REQUIREMENTS:
Print them exactly: the lines from the beginning of the entries below through the line that contains "plt.rcParams['axes.unicode_minus'] = False", and only those, with the pictures left out.

[Plotting code records]
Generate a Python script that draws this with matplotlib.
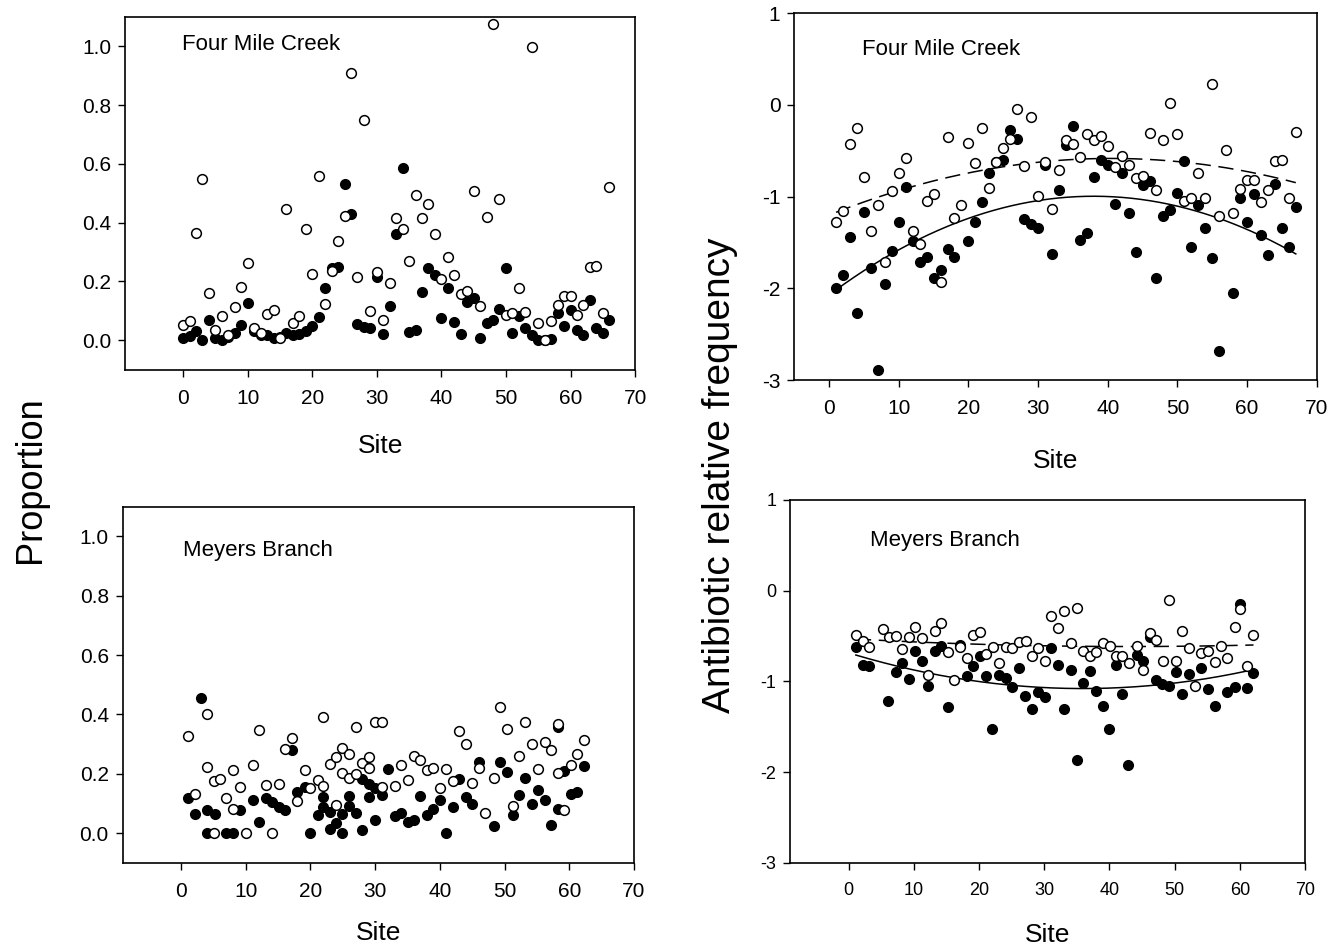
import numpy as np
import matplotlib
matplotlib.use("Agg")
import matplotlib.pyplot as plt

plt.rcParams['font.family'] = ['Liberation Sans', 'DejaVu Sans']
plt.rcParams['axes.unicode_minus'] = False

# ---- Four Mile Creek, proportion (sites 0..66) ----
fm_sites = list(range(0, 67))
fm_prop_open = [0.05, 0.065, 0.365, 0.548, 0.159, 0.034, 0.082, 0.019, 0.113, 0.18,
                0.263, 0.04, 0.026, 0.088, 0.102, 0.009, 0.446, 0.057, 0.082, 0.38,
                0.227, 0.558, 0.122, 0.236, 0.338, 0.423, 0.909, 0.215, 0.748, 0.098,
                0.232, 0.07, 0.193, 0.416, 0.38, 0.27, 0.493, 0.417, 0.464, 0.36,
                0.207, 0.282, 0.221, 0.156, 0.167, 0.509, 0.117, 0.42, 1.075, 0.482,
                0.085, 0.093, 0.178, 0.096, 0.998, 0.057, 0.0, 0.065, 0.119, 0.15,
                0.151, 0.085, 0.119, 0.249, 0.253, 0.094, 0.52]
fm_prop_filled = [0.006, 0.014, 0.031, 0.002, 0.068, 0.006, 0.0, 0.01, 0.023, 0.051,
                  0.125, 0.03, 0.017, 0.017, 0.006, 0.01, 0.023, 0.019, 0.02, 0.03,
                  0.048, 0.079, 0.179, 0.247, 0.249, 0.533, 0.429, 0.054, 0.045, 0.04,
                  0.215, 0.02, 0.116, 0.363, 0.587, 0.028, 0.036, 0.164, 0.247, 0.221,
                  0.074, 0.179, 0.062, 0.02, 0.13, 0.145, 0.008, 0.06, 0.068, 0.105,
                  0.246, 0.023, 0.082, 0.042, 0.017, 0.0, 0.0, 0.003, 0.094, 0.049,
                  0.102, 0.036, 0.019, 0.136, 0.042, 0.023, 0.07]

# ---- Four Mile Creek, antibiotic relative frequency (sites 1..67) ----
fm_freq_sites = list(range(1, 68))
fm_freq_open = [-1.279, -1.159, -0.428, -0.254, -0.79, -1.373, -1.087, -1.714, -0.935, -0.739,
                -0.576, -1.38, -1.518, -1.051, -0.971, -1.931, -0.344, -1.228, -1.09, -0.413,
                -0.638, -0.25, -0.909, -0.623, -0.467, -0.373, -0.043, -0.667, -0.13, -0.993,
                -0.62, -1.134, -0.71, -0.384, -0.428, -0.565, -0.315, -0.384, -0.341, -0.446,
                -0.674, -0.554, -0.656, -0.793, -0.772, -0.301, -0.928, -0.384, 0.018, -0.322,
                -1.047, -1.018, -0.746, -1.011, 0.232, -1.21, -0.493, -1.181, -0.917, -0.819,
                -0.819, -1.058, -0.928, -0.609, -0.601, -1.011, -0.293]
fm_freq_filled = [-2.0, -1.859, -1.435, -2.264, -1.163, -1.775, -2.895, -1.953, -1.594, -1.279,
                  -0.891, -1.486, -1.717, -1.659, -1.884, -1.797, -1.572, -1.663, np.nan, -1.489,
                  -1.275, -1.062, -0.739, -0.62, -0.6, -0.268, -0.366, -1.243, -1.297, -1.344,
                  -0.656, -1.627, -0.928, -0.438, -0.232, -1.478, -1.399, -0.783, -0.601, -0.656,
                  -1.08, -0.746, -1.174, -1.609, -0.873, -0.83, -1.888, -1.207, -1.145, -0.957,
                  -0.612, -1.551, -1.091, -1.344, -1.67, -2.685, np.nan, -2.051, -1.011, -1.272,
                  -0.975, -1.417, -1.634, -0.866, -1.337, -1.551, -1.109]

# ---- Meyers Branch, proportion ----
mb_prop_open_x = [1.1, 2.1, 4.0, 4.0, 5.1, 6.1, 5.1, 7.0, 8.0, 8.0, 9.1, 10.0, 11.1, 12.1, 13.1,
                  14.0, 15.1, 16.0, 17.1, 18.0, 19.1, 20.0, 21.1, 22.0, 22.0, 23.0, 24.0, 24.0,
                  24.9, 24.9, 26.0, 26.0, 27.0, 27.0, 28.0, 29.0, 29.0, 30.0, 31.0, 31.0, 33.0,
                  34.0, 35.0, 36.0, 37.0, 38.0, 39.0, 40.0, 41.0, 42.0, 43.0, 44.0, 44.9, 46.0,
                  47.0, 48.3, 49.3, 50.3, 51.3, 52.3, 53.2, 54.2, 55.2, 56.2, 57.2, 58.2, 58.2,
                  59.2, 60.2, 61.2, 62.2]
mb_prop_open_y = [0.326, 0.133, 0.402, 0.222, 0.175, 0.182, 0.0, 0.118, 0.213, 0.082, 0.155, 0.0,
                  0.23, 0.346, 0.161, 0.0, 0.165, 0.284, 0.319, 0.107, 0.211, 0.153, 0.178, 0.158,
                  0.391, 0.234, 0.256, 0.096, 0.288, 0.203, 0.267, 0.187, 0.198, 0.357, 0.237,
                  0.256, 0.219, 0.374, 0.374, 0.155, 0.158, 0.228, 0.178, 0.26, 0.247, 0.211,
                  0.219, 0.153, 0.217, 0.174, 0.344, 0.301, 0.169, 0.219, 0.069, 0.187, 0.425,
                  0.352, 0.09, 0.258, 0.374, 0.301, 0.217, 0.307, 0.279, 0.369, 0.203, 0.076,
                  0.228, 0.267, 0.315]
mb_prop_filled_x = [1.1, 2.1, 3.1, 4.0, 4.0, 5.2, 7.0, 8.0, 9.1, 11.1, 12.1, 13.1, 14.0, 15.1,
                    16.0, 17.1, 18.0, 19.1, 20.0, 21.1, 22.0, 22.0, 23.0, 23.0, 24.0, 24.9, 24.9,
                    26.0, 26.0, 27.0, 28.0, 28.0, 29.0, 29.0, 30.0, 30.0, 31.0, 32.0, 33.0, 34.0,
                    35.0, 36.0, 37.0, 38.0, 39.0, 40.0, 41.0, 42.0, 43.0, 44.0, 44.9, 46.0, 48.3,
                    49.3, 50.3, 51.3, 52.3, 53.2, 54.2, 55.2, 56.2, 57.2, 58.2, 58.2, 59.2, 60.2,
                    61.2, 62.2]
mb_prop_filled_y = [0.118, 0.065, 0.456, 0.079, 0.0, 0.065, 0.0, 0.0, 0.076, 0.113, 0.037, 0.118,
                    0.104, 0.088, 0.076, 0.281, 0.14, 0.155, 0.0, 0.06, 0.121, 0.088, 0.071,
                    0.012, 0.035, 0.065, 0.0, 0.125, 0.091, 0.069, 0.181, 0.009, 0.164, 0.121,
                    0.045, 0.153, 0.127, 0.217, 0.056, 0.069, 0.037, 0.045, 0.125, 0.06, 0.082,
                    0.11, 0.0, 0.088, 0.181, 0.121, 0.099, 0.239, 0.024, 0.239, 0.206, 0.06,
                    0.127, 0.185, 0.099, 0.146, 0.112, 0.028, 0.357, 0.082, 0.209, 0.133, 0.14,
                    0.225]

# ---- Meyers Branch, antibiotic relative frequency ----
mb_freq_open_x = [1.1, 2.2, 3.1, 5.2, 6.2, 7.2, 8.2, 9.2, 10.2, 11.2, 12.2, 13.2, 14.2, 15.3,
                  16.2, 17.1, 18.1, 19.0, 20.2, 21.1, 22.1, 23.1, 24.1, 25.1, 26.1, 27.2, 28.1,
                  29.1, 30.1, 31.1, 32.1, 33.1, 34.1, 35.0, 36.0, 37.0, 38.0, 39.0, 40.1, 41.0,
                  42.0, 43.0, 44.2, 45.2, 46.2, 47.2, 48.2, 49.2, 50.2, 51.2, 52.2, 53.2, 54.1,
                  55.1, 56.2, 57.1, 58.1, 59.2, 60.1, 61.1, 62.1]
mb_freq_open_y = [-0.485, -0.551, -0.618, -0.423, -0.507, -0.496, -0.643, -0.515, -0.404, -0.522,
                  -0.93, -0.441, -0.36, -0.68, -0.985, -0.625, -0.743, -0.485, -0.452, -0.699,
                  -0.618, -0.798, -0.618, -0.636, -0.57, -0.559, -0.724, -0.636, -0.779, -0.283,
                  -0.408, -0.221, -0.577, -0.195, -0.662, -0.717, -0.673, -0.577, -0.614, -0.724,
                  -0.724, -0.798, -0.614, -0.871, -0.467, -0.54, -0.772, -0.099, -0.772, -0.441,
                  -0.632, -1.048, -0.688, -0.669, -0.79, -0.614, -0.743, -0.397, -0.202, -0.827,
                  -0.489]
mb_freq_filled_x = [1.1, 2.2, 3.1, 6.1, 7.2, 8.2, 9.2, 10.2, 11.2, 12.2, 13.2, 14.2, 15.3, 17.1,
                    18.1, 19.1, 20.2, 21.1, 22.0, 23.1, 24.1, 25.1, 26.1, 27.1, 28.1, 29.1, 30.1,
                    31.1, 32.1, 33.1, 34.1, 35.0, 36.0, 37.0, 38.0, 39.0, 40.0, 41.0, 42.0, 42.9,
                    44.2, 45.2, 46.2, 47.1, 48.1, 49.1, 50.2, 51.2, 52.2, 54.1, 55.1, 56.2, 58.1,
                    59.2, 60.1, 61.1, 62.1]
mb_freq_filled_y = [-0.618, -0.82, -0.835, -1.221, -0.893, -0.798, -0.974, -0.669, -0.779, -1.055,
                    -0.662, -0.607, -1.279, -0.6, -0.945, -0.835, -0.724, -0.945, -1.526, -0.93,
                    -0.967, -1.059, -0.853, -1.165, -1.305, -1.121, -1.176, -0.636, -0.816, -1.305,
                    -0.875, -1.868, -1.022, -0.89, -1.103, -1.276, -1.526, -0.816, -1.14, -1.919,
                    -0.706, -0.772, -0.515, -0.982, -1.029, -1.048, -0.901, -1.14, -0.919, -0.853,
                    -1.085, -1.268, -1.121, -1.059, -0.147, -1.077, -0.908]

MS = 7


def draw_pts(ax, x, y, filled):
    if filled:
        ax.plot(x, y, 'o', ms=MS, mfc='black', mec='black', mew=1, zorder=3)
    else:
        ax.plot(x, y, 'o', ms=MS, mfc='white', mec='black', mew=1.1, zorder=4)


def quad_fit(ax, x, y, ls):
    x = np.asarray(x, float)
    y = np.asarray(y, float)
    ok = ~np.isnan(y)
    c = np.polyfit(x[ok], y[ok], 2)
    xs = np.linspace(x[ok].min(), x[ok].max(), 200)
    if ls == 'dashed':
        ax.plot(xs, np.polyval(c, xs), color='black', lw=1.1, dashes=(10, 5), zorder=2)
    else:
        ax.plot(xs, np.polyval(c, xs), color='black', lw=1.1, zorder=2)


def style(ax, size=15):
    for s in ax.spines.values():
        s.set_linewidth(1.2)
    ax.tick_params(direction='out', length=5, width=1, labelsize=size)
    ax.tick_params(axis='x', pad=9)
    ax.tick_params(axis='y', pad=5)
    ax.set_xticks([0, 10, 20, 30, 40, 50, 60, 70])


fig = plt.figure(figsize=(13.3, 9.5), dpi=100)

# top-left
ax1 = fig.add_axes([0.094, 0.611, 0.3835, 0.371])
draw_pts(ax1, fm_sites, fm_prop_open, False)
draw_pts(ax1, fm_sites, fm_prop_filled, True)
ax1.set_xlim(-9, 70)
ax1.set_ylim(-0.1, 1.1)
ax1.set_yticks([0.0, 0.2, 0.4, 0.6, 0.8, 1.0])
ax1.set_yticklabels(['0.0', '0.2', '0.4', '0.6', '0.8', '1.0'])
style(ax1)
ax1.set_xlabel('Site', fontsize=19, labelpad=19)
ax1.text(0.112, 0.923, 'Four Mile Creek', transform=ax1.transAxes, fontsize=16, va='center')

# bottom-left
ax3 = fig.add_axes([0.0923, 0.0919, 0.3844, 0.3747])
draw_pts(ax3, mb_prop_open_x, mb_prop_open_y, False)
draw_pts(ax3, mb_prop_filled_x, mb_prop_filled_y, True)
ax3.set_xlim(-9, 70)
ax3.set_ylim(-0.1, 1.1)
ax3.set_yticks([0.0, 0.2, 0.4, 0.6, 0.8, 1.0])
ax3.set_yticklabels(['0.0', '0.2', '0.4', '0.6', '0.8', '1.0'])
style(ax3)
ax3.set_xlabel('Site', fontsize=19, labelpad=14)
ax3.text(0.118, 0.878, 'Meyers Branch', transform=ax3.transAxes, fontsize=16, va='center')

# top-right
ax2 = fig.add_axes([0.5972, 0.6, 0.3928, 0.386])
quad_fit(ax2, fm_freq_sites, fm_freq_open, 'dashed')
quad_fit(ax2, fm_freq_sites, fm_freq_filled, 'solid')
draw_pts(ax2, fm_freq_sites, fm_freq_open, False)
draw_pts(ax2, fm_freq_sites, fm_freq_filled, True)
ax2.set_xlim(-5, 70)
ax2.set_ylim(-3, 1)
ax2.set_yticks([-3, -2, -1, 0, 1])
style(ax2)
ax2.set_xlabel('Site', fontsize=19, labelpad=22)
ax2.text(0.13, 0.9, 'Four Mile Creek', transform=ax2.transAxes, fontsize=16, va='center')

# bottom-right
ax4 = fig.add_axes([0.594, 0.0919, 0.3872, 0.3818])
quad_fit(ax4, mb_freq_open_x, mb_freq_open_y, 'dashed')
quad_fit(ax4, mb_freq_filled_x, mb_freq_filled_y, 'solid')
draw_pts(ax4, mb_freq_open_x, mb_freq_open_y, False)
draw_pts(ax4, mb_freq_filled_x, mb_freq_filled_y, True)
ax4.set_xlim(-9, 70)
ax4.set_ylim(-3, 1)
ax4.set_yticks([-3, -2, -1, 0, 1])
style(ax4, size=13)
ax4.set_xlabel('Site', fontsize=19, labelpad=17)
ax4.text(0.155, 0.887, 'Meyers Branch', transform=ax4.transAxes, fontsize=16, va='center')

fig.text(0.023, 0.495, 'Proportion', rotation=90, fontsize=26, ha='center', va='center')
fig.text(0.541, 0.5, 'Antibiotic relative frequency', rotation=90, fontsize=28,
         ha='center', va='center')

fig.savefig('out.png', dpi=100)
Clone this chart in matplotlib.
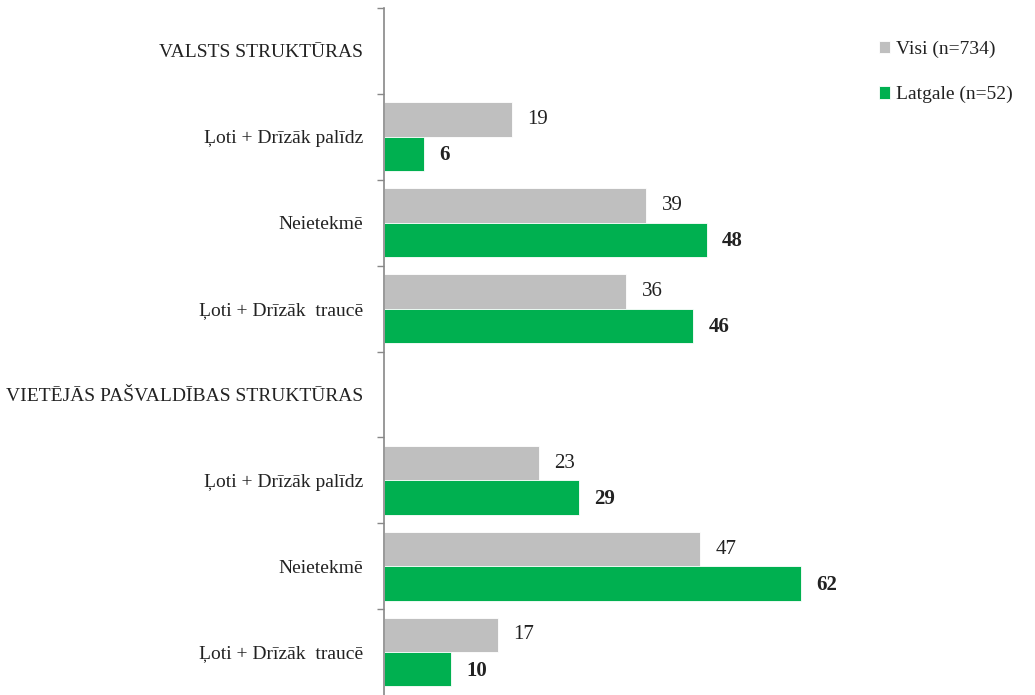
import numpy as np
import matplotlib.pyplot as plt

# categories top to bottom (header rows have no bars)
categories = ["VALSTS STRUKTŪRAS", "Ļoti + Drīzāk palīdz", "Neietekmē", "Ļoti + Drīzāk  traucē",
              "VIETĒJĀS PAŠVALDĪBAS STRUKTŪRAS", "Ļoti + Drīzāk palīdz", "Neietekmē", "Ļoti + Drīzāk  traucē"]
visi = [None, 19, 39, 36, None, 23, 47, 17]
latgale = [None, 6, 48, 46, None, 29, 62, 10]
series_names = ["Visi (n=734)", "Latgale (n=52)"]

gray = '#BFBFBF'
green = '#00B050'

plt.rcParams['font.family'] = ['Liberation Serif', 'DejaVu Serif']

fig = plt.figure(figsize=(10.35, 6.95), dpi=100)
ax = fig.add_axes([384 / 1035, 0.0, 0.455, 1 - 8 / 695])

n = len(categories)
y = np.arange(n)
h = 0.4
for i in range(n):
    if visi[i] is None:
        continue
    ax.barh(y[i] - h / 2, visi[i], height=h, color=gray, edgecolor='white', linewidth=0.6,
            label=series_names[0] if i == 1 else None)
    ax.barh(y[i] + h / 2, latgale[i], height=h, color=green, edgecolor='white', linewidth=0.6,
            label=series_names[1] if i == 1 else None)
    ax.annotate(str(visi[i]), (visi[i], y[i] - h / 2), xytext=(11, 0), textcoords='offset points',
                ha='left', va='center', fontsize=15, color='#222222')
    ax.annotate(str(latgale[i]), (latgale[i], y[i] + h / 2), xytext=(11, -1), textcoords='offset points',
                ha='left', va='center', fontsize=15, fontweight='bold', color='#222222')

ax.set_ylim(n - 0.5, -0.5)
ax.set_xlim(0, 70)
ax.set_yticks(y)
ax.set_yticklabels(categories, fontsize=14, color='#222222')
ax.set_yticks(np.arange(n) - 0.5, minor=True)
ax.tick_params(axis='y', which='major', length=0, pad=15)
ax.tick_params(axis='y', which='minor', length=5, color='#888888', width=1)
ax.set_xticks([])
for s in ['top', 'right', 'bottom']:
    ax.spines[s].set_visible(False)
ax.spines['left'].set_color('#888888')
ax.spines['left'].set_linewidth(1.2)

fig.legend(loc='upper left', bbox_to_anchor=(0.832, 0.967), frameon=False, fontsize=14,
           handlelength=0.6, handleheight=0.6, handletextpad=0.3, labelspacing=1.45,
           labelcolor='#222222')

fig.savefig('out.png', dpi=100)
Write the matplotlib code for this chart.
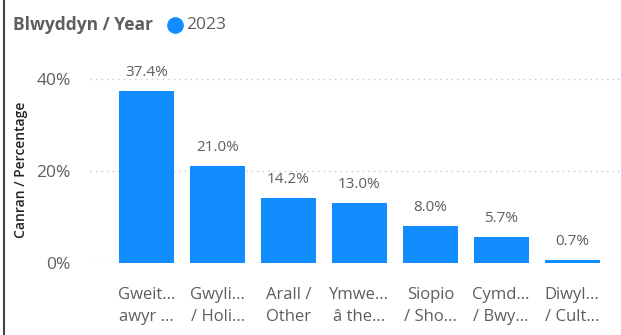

COMPLETED TASK:
Generate a Python script that draws this with matplotlib.
import numpy as np
import matplotlib
matplotlib.use("Agg")
import matplotlib.pyplot as plt

plt.rcParams['font.family'] = ['Liberation Sans', 'DejaVu Sans']
plt.rcParams['axes.unicode_minus'] = False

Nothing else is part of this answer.